→ **THE EXERCISE**:
Leave out the pictures and repeat the rest of the material exactly.

* Begin RECORDED INFORMATION *

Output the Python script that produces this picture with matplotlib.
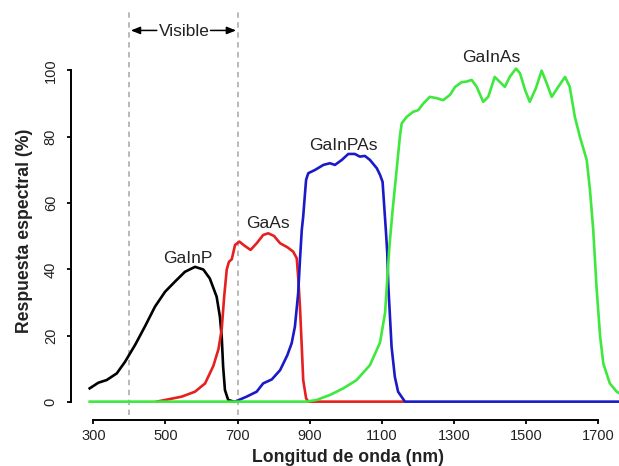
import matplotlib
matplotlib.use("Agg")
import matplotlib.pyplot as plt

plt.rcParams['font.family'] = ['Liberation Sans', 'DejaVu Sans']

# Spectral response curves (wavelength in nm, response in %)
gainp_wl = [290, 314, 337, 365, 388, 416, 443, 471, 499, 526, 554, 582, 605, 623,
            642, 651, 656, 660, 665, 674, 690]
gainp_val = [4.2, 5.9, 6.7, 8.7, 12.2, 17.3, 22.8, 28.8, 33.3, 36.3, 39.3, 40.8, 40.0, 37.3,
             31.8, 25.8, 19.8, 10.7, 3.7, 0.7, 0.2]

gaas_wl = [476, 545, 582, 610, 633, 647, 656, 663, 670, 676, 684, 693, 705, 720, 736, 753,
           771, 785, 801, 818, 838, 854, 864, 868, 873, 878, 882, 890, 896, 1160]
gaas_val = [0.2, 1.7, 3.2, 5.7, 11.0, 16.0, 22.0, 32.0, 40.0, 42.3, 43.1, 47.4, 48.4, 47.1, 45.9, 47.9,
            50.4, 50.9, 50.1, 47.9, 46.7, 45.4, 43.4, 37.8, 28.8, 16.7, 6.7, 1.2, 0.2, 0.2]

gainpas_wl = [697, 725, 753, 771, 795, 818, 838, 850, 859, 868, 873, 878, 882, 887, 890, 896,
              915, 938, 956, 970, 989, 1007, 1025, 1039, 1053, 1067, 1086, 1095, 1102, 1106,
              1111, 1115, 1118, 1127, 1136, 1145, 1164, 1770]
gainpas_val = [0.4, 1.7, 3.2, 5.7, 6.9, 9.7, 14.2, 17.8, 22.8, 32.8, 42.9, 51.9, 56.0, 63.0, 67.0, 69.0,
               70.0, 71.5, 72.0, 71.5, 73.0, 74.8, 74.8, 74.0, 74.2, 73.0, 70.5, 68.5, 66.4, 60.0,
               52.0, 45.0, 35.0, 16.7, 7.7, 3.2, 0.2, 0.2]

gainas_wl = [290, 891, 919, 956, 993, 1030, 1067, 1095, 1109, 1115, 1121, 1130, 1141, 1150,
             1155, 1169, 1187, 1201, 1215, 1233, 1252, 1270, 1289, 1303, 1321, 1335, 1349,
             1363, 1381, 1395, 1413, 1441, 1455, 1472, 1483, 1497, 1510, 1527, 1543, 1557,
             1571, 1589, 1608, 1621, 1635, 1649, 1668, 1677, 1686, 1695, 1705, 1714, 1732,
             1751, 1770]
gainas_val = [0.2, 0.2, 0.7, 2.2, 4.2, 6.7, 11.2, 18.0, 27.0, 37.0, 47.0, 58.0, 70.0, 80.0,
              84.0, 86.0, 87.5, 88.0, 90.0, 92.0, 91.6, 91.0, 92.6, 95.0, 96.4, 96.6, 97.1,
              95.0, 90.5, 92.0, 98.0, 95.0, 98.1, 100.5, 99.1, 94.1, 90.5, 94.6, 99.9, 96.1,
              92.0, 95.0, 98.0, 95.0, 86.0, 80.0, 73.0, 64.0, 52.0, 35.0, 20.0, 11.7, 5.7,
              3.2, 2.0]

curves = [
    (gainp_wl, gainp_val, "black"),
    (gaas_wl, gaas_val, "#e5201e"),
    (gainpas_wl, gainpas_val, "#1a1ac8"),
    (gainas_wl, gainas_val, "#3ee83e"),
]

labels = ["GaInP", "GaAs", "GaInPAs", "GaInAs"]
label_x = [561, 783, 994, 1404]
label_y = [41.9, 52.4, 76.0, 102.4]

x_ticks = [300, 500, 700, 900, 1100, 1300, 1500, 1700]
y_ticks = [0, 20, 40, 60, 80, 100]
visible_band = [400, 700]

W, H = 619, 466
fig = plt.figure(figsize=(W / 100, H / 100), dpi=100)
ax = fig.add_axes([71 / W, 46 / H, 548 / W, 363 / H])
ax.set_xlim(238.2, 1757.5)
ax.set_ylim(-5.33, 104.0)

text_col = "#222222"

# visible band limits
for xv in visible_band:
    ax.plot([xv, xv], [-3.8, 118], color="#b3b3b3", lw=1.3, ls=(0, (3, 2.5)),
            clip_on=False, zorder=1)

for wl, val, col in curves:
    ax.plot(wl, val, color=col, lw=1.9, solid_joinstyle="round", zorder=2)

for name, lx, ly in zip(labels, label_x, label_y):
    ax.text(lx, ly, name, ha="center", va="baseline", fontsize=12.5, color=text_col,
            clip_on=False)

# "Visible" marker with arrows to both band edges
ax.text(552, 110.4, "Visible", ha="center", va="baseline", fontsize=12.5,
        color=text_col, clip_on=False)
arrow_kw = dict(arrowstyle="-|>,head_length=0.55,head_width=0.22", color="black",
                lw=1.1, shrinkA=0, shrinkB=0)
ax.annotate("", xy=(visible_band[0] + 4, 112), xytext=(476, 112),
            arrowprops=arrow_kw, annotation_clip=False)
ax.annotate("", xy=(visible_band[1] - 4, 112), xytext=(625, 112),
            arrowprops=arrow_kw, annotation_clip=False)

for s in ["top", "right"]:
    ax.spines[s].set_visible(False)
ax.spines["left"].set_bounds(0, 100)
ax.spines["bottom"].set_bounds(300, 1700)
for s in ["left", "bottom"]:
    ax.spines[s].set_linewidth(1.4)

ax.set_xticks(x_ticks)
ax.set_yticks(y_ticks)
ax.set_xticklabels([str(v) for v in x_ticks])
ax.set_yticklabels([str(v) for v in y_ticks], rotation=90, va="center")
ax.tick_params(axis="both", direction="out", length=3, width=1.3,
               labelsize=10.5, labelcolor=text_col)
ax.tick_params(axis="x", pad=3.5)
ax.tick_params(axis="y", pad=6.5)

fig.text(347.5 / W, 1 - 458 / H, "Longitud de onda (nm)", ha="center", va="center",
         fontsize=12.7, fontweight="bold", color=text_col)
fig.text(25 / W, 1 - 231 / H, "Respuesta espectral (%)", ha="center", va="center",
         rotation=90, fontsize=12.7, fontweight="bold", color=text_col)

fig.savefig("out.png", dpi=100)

* End RECORDED INFORMATION *

→ **THE RESULT**:
Output the Python script that produces this picture with matplotlib.
import matplotlib
matplotlib.use("Agg")
import matplotlib.pyplot as plt

plt.rcParams['font.family'] = ['Liberation Sans', 'DejaVu Sans']

# Spectral response curves (wavelength in nm, response in %)
gainp_wl = [290, 314, 337, 365, 388, 416, 443, 471, 499, 526, 554, 582, 605, 623,
            642, 651, 656, 660, 665, 674, 690]
gainp_val = [4.2, 5.9, 6.7, 8.7, 12.2, 17.3, 22.8, 28.8, 33.3, 36.3, 39.3, 40.8, 40.0, 37.3,
             31.8, 25.8, 19.8, 10.7, 3.7, 0.7, 0.2]

gaas_wl = [476, 545, 582, 610, 633, 647, 656, 663, 670, 676, 684, 693, 705, 720, 736, 753,
           771, 785, 801, 818, 838, 854, 864, 868, 873, 878, 882, 890, 896, 1160]
gaas_val = [0.2, 1.7, 3.2, 5.7, 11.0, 16.0, 22.0, 32.0, 40.0, 42.3, 43.1, 47.4, 48.4, 47.1, 45.9, 47.9,
            50.4, 50.9, 50.1, 47.9, 46.7, 45.4, 43.4, 37.8, 28.8, 16.7, 6.7, 1.2, 0.2, 0.2]

gainpas_wl = [697, 725, 753, 771, 795, 818, 838, 850, 859, 868, 873, 878, 882, 887, 890, 896,
              915, 938, 956, 970, 989, 1007, 1025, 1039, 1053, 1067, 1086, 1095, 1102, 1106,
              1111, 1115, 1118, 1127, 1136, 1145, 1164, 1770]
gainpas_val = [0.4, 1.7, 3.2, 5.7, 6.9, 9.7, 14.2, 17.8, 22.8, 32.8, 42.9, 51.9, 56.0, 63.0, 67.0, 69.0,
               70.0, 71.5, 72.0, 71.5, 73.0, 74.8, 74.8, 74.0, 74.2, 73.0, 70.5, 68.5, 66.4, 60.0,
               52.0, 45.0, 35.0, 16.7, 7.7, 3.2, 0.2, 0.2]

gainas_wl = [290, 891, 919, 956, 993, 1030, 1067, 1095, 1109, 1115, 1121, 1130, 1141, 1150,
             1155, 1169, 1187, 1201, 1215, 1233, 1252, 1270, 1289, 1303, 1321, 1335, 1349,
             1363, 1381, 1395, 1413, 1441, 1455, 1472, 1483, 1497, 1510, 1527, 1543, 1557,
             1571, 1589, 1608, 1621, 1635, 1649, 1668, 1677, 1686, 1695, 1705, 1714, 1732,
             1751, 1770]
gainas_val = [0.2, 0.2, 0.7, 2.2, 4.2, 6.7, 11.2, 18.0, 27.0, 37.0, 47.0, 58.0, 70.0, 80.0,
              84.0, 86.0, 87.5, 88.0, 90.0, 92.0, 91.6, 91.0, 92.6, 95.0, 96.4, 96.6, 97.1,
              95.0, 90.5, 92.0, 98.0, 95.0, 98.1, 100.5, 99.1, 94.1, 90.5, 94.6, 99.9, 96.1,
              92.0, 95.0, 98.0, 95.0, 86.0, 80.0, 73.0, 64.0, 52.0, 35.0, 20.0, 11.7, 5.7,
              3.2, 2.0]

curves = [
    (gainp_wl, gainp_val, "black"),
    (gaas_wl, gaas_val, "#e5201e"),
    (gainpas_wl, gainpas_val, "#1a1ac8"),
    (gainas_wl, gainas_val, "#3ee83e"),
]

labels = ["GaInP", "GaAs", "GaInPAs", "GaInAs"]
label_x = [561, 783, 994, 1404]
label_y = [41.9, 52.4, 76.0, 102.4]

x_ticks = [300, 500, 700, 900, 1100, 1300, 1500, 1700]
y_ticks = [0, 20, 40, 60, 80, 100]
visible_band = [400, 700]

W, H = 619, 466
fig = plt.figure(figsize=(W / 100, H / 100), dpi=100)
ax = fig.add_axes([71 / W, 46 / H, 548 / W, 363 / H])
ax.set_xlim(238.2, 1757.5)
ax.set_ylim(-5.33, 104.0)

text_col = "#222222"

# visible band limits
for xv in visible_band:
    ax.plot([xv, xv], [-3.8, 118], color="#b3b3b3", lw=1.3, ls=(0, (3, 2.5)),
            clip_on=False, zorder=1)

for wl, val, col in curves:
    ax.plot(wl, val, color=col, lw=1.9, solid_joinstyle="round", zorder=2)

for name, lx, ly in zip(labels, label_x, label_y):
    ax.text(lx, ly, name, ha="center", va="baseline", fontsize=12.5, color=text_col,
            clip_on=False)

# "Visible" marker with arrows to both band edges
ax.text(552, 110.4, "Visible", ha="center", va="baseline", fontsize=12.5,
        color=text_col, clip_on=False)
arrow_kw = dict(arrowstyle="-|>,head_length=0.55,head_width=0.22", color="black",
                lw=1.1, shrinkA=0, shrinkB=0)
ax.annotate("", xy=(visible_band[0] + 4, 112), xytext=(476, 112),
            arrowprops=arrow_kw, annotation_clip=False)
ax.annotate("", xy=(visible_band[1] - 4, 112), xytext=(625, 112),
            arrowprops=arrow_kw, annotation_clip=False)

for s in ["top", "right"]:
    ax.spines[s].set_visible(False)
ax.spines["left"].set_bounds(0, 100)
ax.spines["bottom"].set_bounds(300, 1700)
for s in ["left", "bottom"]:
    ax.spines[s].set_linewidth(1.4)

ax.set_xticks(x_ticks)
ax.set_yticks(y_ticks)
ax.set_xticklabels([str(v) for v in x_ticks])
ax.set_yticklabels([str(v) for v in y_ticks], rotation=90, va="center")
ax.tick_params(axis="both", direction="out", length=3, width=1.3,
               labelsize=10.5, labelcolor=text_col)
ax.tick_params(axis="x", pad=3.5)
ax.tick_params(axis="y", pad=6.5)

fig.text(347.5 / W, 1 - 458 / H, "Longitud de onda (nm)", ha="center", va="center",
         fontsize=12.7, fontweight="bold", color=text_col)
fig.text(25 / W, 1 - 231 / H, "Respuesta espectral (%)", ha="center", va="center",
         rotation=90, fontsize=12.7, fontweight="bold", color=text_col)

fig.savefig("out.png", dpi=100)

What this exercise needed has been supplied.